_What is being asked_:
Print exactly the lines running from the one that holds "What Altair code" through the one that holds "x=alt.value(-118), x2=alt.value(W +", please, and leave the pictures out.

***** Data listing

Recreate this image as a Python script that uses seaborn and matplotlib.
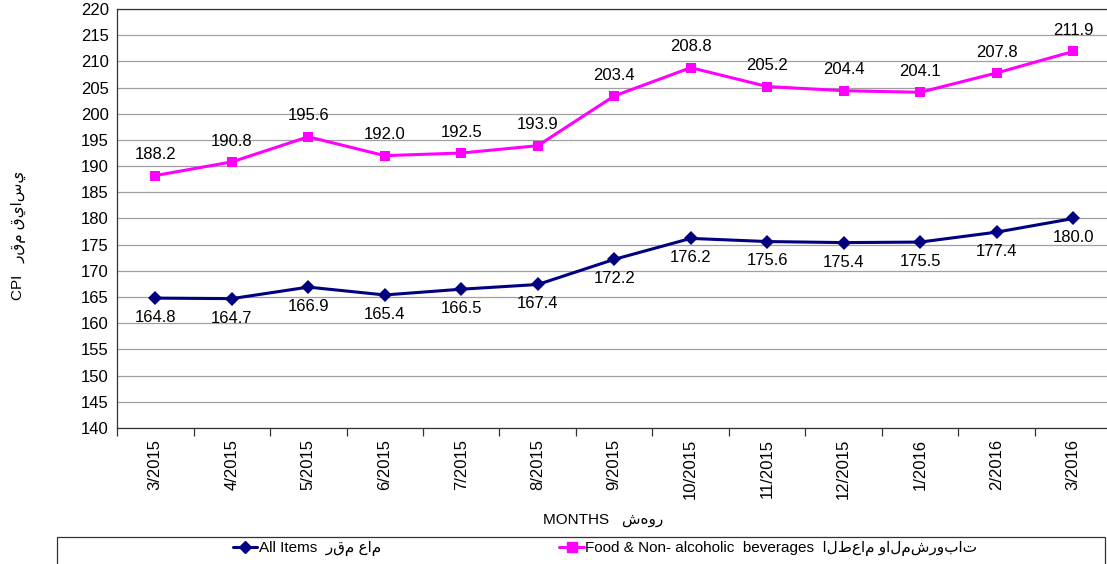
import matplotlib
matplotlib.use("Agg")
import matplotlib.pyplot as plt
import seaborn as sns
import pandas as pd
import numpy as np
from matplotlib.ticker import FixedLocator
from matplotlib.lines import Line2D
from matplotlib.patches import Rectangle

months = ["3/2015", "4/2015", "5/2015", "6/2015", "7/2015", "8/2015", "9/2015",
          "10/2015", "11/2015", "12/2015", "1/2016", "2/2016", "3/2016"]
all_items = [164.8, 164.7, 166.9, 165.4, 166.5, 167.4, 172.2, 176.2, 175.6, 175.4, 175.5, 177.4, 180.0]
food = [188.2, 190.8, 195.6, 192.0, 192.5, 193.9, 203.4, 208.8, 205.2, 204.4, 204.1, 207.8, 211.9]
series_names = ["All Items  رقم عام", "Food & Non- alcoholic  beverages  الطعام والمشروبات"]

sns.set_theme(style="white")
plt.rcParams['font.family'] = ['Liberation Sans', 'DejaVu Sans']
plt.rcParams['text.color'] = 'black'
plt.rcParams['xtick.color'] = 'black'
plt.rcParams['ytick.color'] = 'black'

df = pd.DataFrame({
    "month": months * 2,
    "x": list(range(len(months))) * 2,
    "value": all_items + food,
    "series": [series_names[0]] * len(months) + [series_names[1]] * len(months),
})

fig = plt.figure(figsize=(11.07, 5.64), dpi=100)
ax = fig.add_axes([117/1107, 1 - 428/564, (1111.5 - 117)/1107, (428 - 9)/564])

palette = {series_names[0]: "#000080", series_names[1]: "#FF00FF"}
markers = {series_names[0]: "D", series_names[1]: "s"}
sns.lineplot(data=df, x="x", y="value", hue="series", style="series",
             palette=palette, markers=markers, dashes=False, linewidth=2.2,
             markersize=7, markeredgewidth=0, ax=ax, legend=False)

ax.set_xlabel("")
ax.set_ylabel("")
ax.set_xlim(-0.5, len(months) - 0.5)
ax.set_ylim(140, 220)
ax.set_yticks(np.arange(140, 221, 5))
ax.yaxis.grid(True, color="#a0a0a0", linewidth=0.9)
ax.set_xticks(range(len(months)))
ax.set_xticklabels(months, rotation=90, fontsize=12)
ax.tick_params(axis="y", labelsize=12, length=0, pad=6)
ax.tick_params(axis="x", which="major", length=0, pad=8)
ax.xaxis.set_minor_locator(FixedLocator(np.arange(-0.5, len(months), 1)))
ax.tick_params(axis="x", which="minor", length=6, width=0.9, color="#333333", bottom=True)
for s in ["top", "left", "bottom", "right"]:
    ax.spines[s].set_color("#333333")
    ax.spines[s].set_linewidth(0.9)

for i, v in enumerate(food):
    ax.annotate(f"{v:.1f}", (i, v), xytext=(0, 15), textcoords="offset points",
                ha="center", va="center", fontsize=12)
for i, v in enumerate(all_items):
    ax.annotate(f"{v:.1f}", (i, v), xytext=(0, -14), textcoords="offset points",
                ha="center", va="center", fontsize=12)

fig.text(18/1107, 1 - 235/564, "CPI   رقم قياسي", rotation=90, ha="center", va="center", fontsize=11)
fig.text(603/1107, 1 - 520/564, "MONTHS   شهور", ha="center", va="center", fontsize=11)

fig.patches.append(Rectangle((57/1107, -0.01), (1105 - 57)/1107, (564 - 537)/564 + 0.01,
                             transform=fig.transFigure, fill=False, edgecolor="#333333", linewidth=0.9))
handles = [Line2D([0], [0], color="#000080", marker="D", lw=2.2, markersize=6),
           Line2D([0], [0], color="#FF00FF", marker="s", lw=2.2, markersize=7)]
fig.legend(handles, series_names, loc="center", bbox_to_anchor=(605/1107, 1 - 549/564),
           ncol=2, frameon=False, fontsize=11, columnspacing=11.7, handlelength=1.6,
           handletextpad=0.1)

fig.savefig("out.png", dpi=100)
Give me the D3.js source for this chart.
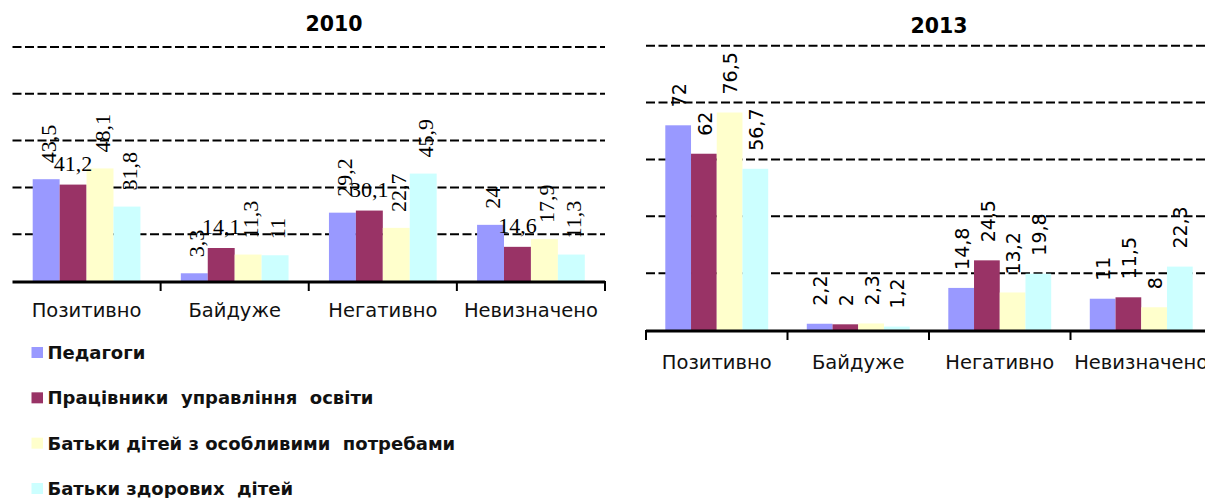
<!DOCTYPE html>
<html><head><meta charset="utf-8">
<script src="https://cdn.jsdelivr.net/npm/d3@7"></script>
<style>
body{margin:0;background:#fff;}
svg{display:block;}
</style></head>
<body>
<svg id="chart" width="1205" height="498"></svg>
<script>
const categories = ["Позитивно", "Байдуже", "Негативно", "Невизначено"];
const seriesNames = ["Педагоги", "Працівники  управління  освіти", "Батьки дітей з особливими  потребами", "Батьки здорових  дітей"];
const seriesColors = ["#9999FF", "#993366", "#FFFFCC", "#CCFFFF"];
const titles = ["2010", "2013"];
const values2010 = [
  [43.5, 3.3, 29.2, 24],
  [41.2, 14.1, 30.1, 14.6],
  [48.1, 11.3, 22.7, 17.9],
  [31.8, 11, 45.9, 11.3]
];
const values2013 = [
  [72, 2.2, 14.8, 11],
  [62, 2, 24.5, 11.5],
  [76.5, 2.3, 13.2, 8],
  [56.7, 1.2, 19.8, 22.3]
];
const gridTicks = [20, 40, 60, 80, 100];

const svg = d3.select("#chart");
const fmt = v => String(v).replace(".", ",");

function drawChart(cfg) {
  const g = svg.append("g");
  const x = d3.scaleBand().domain(categories).range([cfg.x0, cfg.x1]).padding(0);
  const B = x.bandwidth();
  const xi = d3.scaleBand().domain(d3.range(4)).range([B * 0.75 / 5.5, B * 4.75 / 5.5]).padding(0);
  const y = d3.scaleLinear().domain([0, 100]).range([cfg.yBase, cfg.yTop]);

  // title
  g.append("text").attr("x", cfg.titleX).attr("y", cfg.titleY)
    .attr("text-anchor", "middle").attr("font-family", "DejaVu Sans")
    .attr("font-weight", "bold").attr("font-size", 20.5).text(cfg.title);

  // gridlines
  g.selectAll("line.grid").data(gridTicks).join("line")
    .attr("x1", cfg.x0).attr("x2", cfg.gridEnd)
    .attr("y1", d => y(d)).attr("y2", d => y(d))
    .attr("stroke", "#000").attr("stroke-width", 2).attr("stroke-dasharray", "9,3.5");

  // bars
  const data = [];
  cfg.values.forEach((row, si) => row.forEach((v, ci) => data.push({si, ci, v})));
  g.selectAll("rect.bar").data(data).join("rect")
    .attr("x", d => x(categories[d.ci]) + xi(d.si))
    .attr("width", xi.bandwidth())
    .attr("y", d => y(d.v))
    .attr("height", d => y(0) - y(d.v))
    .attr("fill", d => seriesColors[d.si]);

  // axis baseline + ticks
  g.append("line").attr("x1", cfg.x0).attr("x2", cfg.gridEnd)
    .attr("y1", cfg.yBase + 1).attr("y2", cfg.yBase + 1)
    .attr("stroke", "#000").attr("stroke-width", 3);
  const bounds = d3.range(5).map(i => cfg.x0 + i * B).filter((d, i) => cfg.tickIdx.includes(i));
  g.selectAll("line.tick").data(bounds).join("line")
    .attr("x1", d => d).attr("x2", d => d)
    .attr("y1", cfg.yBase).attr("y2", cfg.yBase + 10)
    .attr("stroke", "#000").attr("stroke-width", 2);

  // category labels
  g.selectAll("text.cat").data(categories).join("text")
    .attr("x", d => x(d) + B / 2).attr("y", cfg.catY)
    .attr("text-anchor", "middle").attr("font-family", "DejaVu Sans")
    .attr("font-size", 19.5).attr("fill", "#111").text(d => d);

  // data labels
  g.selectAll("text.lab").data(data).join("text")
    .each(function(d) {
      const t = d3.select(this);
      const cx = x(categories[d.ci]) + xi(d.si) + xi.bandwidth() / 2;
      const top = y(d.v);
      t.attr("font-family", cfg.labelFont).attr("font-size", cfg.labelSize).attr("fill", "#000");
      if (cfg.horizSeries === d.si) {
        t.attr("x", cx).attr("y", top - 14).attr("text-anchor", "middle");
      } else {
        t.attr("transform", `translate(${cx + cfg.labelDx},${top - cfg.labelGap}) rotate(-90)`)
          .attr("dy", "0.35em").attr("text-anchor", "start");
      }
      t.text(fmt(d.v));
    });
}

drawChart({
  title: titles[0], values: values2010, x0: 12.5, x1: 605, gridEnd: 605,
  yBase: 281, yTop: 47, titleX: 334, titleY: 31, catY: 317, tickIdx: [1, 2, 3, 4],
  labelFont: "Liberation Serif", labelSize: 22, labelGap: 16, labelDx: 2, horizSeries: 1
});
drawChart({
  title: titles[1], values: values2013, x0: 646, x1: 1212, gridEnd: 1212,
  yBase: 330, yTop: 45.7, titleX: 939, titleY: 33, catY: 369, tickIdx: [0, 1, 2, 3, 4],
  labelFont: "DejaVu Sans", labelSize: 19, labelGap: 18, labelDx: 1, horizSeries: -1
});

// legend
const legend = svg.append("g");
const ly = d3.scaleLinear().domain([0, 3]).range([359, 495]);
seriesNames.forEach((name, i) => {
  legend.append("rect").attr("x", 31.5).attr("y", ly(i) - 12).attr("width", 11.5).attr("height", 11)
    .attr("fill", seriesColors[i]);
  legend.append("text").attr("x", 47.5).attr("y", ly(i))
    .attr("font-family", "DejaVu Sans").attr("font-weight", "bold").attr("font-size", 18)
    .style("white-space", "pre").attr("fill", "#111").text(name);
});
</script>
</body></html>
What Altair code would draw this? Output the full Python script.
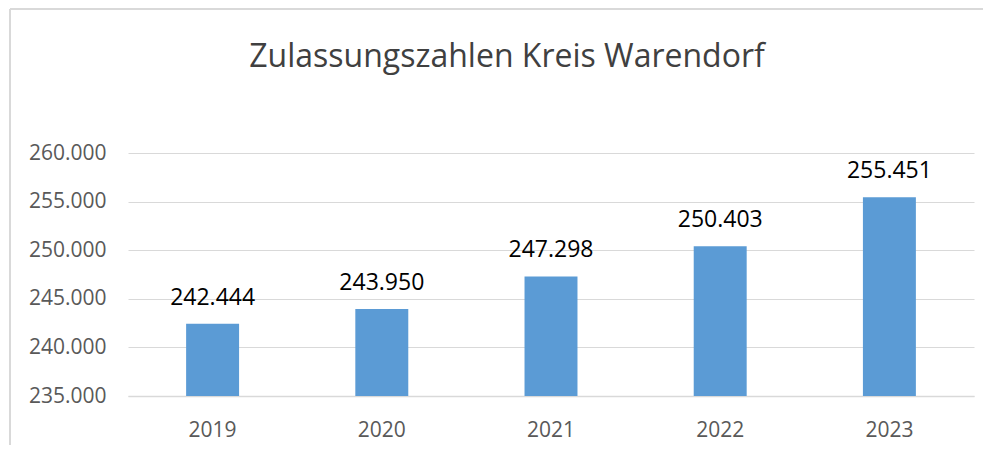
import altair as alt
import pandas as pd

years = ["2019", "2020", "2021", "2022", "2023"]
values = [242444, 243950, 247298, 250403, 255451]
labels = [f"{v:,}".replace(",", ".") for v in values]
y_ticks = [235000, 240000, 245000, 250000, 255000, 260000]
y_min, y_max = 235000, 260000

df = pd.DataFrame({"year": years, "value": values, "label": labels, "base": [y_min] * len(years)})

FONT = "Open Sans"
W, H = 846, 243

x_enc = alt.X("year:N", sort=years, title=None,
              scale=alt.Scale(paddingInner=0.687, paddingOuter=0.3435),
              axis=alt.Axis(labelAngle=0, labelFontSize=21, labelColor="#595959", labelFont=FONT,
                            ticks=False, domainColor="#d9d9d9", domainWidth=1.5, labelPadding=23))
y_enc = alt.Y("value:Q", title=None,
              scale=alt.Scale(domain=[y_min, y_max], zero=False, nice=False),
              axis=alt.Axis(values=y_ticks, labelFontSize=21, labelColor="#595959", labelFont=FONT,
                            ticks=False, domain=False, gridColor="#d9d9d9", gridWidth=1,
                            labelPadding=22,
                            labelExpr="replace(format(datum.value, ',.0f'), ',', '.')"))

base = alt.Chart(df)
bars = base.mark_bar(color="#5B9BD5").encode(x=x_enc, y=y_enc, y2="base:Q")
text = base.mark_text(baseline="alphabetic", dy=-19, fontSize=23, font=FONT, color="#000000").encode(
    x=alt.X("year:N", sort=years), y="value:Q", text="label:N")

border_left = alt.Chart(df).mark_rule(color="#d9d9d9", strokeWidth=1.5).encode(
    x=alt.value(-118), y=alt.value(-144), y2=alt.value(H + 60))
border_top = alt.Chart(df).mark_rule(color="#d9d9d9", strokeWidth=1.5).encode(
    x=alt.value(-118), x2=alt.value(W + 30), y=alt.value(-144))

chart = alt.layer(border_left, border_top, bars, text).properties(
    width=W, height=H,
    title=alt.Title("Zulassungszahlen Kreis Warendorf", fontSize=32, font=FONT, fontWeight="normal",
                    color="#404040", anchor="middle", baseline="alphabetic", dx=-44, offset=0, dy=91),
    padding={"left": 120, "top": 145, "right": 9, "bottom": 49},
    autosize=alt.AutoSizeParams(type="none"),
).configure(background="white").configure_view(stroke=None)

chart.save("out.html", embed_options={"renderer": "svg", "actions": False})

**********

_Task answer_:
What Altair code would draw this? Output the full Python script.
import altair as alt
import pandas as pd

years = ["2019", "2020", "2021", "2022", "2023"]
values = [242444, 243950, 247298, 250403, 255451]
labels = [f"{v:,}".replace(",", ".") for v in values]
y_ticks = [235000, 240000, 245000, 250000, 255000, 260000]
y_min, y_max = 235000, 260000

df = pd.DataFrame({"year": years, "value": values, "label": labels, "base": [y_min] * len(years)})

FONT = "Open Sans"
W, H = 846, 243

x_enc = alt.X("year:N", sort=years, title=None,
              scale=alt.Scale(paddingInner=0.687, paddingOuter=0.3435),
              axis=alt.Axis(labelAngle=0, labelFontSize=21, labelColor="#595959", labelFont=FONT,
                            ticks=False, domainColor="#d9d9d9", domainWidth=1.5, labelPadding=23))
y_enc = alt.Y("value:Q", title=None,
              scale=alt.Scale(domain=[y_min, y_max], zero=False, nice=False),
              axis=alt.Axis(values=y_ticks, labelFontSize=21, labelColor="#595959", labelFont=FONT,
                            ticks=False, domain=False, gridColor="#d9d9d9", gridWidth=1,
                            labelPadding=22,
                            labelExpr="replace(format(datum.value, ',.0f'), ',', '.')"))

base = alt.Chart(df)
bars = base.mark_bar(color="#5B9BD5").encode(x=x_enc, y=y_enc, y2="base:Q")
text = base.mark_text(baseline="alphabetic", dy=-19, fontSize=23, font=FONT, color="#000000").encode(
    x=alt.X("year:N", sort=years), y="value:Q", text="label:N")

border_left = alt.Chart(df).mark_rule(color="#d9d9d9", strokeWidth=1.5).encode(
    x=alt.value(-118), y=alt.value(-144), y2=alt.value(H + 60))
border_top = alt.Chart(df).mark_rule(color="#d9d9d9", strokeWidth=1.5).encode(
    x=alt.value(-118), x2=alt.value(W + 30), y=alt.value(-144))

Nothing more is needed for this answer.